There is no standard practice, but there is a general idea of how to carve intros and outros in order to help the song be easily mixed with others. They tend to be very simple, with little or no harmonic elements present, of at least 4 bars (around 30 secs at around 120 bpm). Tipically elements are added little by little until the whole idea is constructed.
Here's Nathan Fake's Outhouse as example:
First 4 bars (first 30 seconds) of just percussions, and the kick has little low end. Then a very filtered bass is added, which stays in one note, and that idea continues for another 4 bars while the bass gains more and more harmonics. At the one minute mark (after 8 bars) the full kick (with the low end) and a snare is added, then the hats at the 1:15 mark, and finally the whole melodic idea starts at the 1:30 mark after a small breakdown.
In this case we have a very well-defined intro of 12 bars, or around 1:30 minutes.
The outro, that I'm arbitrarily labeling based on when the bass stops having melodic movement, starts at 8:45 and continues for 2 minutes, where elements disappear little by little until only a synth melody remains.
You can see that there is a general idea of starting simple and ending simple through small increments and reductions, but there's nothing written in stone.
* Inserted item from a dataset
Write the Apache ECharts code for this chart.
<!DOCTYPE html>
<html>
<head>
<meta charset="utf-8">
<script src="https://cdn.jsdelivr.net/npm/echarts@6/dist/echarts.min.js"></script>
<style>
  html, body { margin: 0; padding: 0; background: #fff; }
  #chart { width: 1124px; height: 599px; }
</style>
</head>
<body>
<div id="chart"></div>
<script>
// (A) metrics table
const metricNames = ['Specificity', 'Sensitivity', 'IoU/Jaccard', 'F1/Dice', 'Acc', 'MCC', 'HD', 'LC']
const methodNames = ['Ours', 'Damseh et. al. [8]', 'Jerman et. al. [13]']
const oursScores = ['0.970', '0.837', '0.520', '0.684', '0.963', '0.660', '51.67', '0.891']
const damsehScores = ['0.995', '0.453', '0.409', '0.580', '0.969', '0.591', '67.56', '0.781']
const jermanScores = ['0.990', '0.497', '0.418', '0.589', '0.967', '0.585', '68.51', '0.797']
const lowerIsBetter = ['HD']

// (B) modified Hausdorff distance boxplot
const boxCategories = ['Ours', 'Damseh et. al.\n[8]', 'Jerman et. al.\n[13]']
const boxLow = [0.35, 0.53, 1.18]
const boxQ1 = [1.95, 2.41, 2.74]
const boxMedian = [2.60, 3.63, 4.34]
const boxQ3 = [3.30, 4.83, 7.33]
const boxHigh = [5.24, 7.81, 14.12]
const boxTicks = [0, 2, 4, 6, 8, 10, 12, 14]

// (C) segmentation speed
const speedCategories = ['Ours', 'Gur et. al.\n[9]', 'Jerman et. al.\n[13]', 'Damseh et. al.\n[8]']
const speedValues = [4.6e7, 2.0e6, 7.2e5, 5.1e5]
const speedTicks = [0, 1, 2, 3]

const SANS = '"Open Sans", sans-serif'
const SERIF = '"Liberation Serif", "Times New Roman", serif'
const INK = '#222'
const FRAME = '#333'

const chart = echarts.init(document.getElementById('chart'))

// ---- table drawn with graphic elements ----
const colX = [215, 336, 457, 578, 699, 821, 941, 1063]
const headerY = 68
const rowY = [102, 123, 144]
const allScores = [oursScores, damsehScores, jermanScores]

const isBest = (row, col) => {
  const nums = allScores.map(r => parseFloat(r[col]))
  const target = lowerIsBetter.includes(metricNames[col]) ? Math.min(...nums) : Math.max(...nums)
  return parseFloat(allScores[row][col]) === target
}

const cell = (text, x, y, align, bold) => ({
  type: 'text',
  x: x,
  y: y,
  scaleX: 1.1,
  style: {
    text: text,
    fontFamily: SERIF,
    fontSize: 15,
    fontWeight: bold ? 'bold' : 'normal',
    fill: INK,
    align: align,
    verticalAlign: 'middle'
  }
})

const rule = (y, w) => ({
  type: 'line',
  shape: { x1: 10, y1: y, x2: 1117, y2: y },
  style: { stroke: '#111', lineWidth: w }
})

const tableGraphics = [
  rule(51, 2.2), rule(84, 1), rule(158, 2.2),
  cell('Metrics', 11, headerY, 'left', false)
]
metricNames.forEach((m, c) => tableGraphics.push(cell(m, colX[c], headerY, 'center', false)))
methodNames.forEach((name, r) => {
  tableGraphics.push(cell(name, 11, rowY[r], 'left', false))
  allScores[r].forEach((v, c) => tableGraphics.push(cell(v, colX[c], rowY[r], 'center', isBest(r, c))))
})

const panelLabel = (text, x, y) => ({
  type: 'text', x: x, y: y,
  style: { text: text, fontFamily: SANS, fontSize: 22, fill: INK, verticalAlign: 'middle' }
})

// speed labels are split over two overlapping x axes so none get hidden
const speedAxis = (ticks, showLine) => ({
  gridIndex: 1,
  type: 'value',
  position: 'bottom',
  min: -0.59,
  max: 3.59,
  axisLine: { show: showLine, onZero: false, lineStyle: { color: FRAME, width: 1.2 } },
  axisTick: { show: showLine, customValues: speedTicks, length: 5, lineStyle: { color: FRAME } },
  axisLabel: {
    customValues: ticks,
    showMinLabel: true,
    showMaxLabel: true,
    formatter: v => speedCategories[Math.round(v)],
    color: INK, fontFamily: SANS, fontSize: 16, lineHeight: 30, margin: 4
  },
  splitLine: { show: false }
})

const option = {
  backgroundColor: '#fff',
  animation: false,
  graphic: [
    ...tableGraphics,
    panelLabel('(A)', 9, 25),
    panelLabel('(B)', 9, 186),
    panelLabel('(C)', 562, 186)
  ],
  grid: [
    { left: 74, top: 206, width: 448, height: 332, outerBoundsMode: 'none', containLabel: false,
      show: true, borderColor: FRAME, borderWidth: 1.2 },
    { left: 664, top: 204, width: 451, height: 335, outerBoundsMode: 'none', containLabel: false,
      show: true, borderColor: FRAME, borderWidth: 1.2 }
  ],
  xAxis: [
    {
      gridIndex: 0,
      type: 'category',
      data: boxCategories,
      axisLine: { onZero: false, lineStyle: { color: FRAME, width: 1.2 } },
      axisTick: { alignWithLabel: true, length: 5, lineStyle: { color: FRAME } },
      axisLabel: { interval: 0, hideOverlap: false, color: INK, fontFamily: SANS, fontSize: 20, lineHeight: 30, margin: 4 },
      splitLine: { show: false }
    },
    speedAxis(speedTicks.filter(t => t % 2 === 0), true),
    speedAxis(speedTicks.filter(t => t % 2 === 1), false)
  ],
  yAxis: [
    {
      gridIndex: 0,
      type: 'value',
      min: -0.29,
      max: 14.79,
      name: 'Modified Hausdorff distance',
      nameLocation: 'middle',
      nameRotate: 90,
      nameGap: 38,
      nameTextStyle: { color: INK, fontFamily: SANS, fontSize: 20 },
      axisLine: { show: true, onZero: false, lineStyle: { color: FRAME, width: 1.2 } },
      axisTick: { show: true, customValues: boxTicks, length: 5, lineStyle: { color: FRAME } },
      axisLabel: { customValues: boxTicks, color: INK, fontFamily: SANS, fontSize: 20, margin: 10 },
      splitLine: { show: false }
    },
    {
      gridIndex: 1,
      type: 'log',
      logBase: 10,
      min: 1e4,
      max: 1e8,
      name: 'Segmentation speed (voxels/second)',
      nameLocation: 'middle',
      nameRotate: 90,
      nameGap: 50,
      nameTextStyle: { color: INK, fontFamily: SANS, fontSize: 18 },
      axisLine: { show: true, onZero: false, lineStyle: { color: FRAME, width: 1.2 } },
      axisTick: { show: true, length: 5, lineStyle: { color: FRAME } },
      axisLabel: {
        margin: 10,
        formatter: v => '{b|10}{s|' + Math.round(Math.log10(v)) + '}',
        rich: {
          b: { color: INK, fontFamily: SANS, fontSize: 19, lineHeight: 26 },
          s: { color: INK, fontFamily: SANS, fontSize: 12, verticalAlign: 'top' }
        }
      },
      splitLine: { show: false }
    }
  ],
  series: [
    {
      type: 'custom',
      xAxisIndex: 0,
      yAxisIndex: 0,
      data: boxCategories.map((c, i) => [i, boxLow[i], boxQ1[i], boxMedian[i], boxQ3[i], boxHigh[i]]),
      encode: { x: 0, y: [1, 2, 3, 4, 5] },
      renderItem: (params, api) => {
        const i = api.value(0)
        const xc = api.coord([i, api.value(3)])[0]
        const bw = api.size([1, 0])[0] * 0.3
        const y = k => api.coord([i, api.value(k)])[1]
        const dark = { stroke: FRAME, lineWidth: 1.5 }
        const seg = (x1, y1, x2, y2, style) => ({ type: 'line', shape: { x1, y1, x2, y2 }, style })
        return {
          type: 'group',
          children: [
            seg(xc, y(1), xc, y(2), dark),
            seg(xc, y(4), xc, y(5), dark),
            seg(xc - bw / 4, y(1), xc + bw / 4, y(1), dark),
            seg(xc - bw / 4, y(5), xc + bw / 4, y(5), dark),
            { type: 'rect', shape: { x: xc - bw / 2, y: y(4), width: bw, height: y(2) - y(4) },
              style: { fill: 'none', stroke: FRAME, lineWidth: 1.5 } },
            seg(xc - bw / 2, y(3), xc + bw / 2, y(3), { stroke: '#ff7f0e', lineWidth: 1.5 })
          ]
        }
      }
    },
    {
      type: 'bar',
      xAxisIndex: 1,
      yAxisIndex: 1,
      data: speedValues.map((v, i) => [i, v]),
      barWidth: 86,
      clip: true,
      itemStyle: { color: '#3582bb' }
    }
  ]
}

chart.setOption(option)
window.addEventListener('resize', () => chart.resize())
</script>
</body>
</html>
A key idea of this example is that the song didn't start with harmony, but it did end in nothing but harmony. You can mix the intro with whatever, but you have to be careful with the outro and select a song to mix with it that doesn't clash harmonically.
Contrary to what a comment here suggests, implementing both beat match and harmony match in your mix is not "hard to impossible" to do. DJs from all the skill range (including beginners) use both all the time, so I'm not sure where that perception came from. Harmony mixing is a very simple concept, so don't shy away from it!
In the end, it comes down to preference. Some DJs find large intros and outros useful, others prefer to go direct to the "interesting part". James Holden is from the later taste (can't find the exact quote or link at the moment), and barely makes use of the outro we just heard in his Balance DJ set at the 48m 27s mark:
So, if you want to make everyone happy, include incremental intros and decremental outros, which is all there is for common practices in intros and outros. Some DJs might not make use of them, but the ones that do will appreciate it. There are many great songs out there without defined intros and outros though.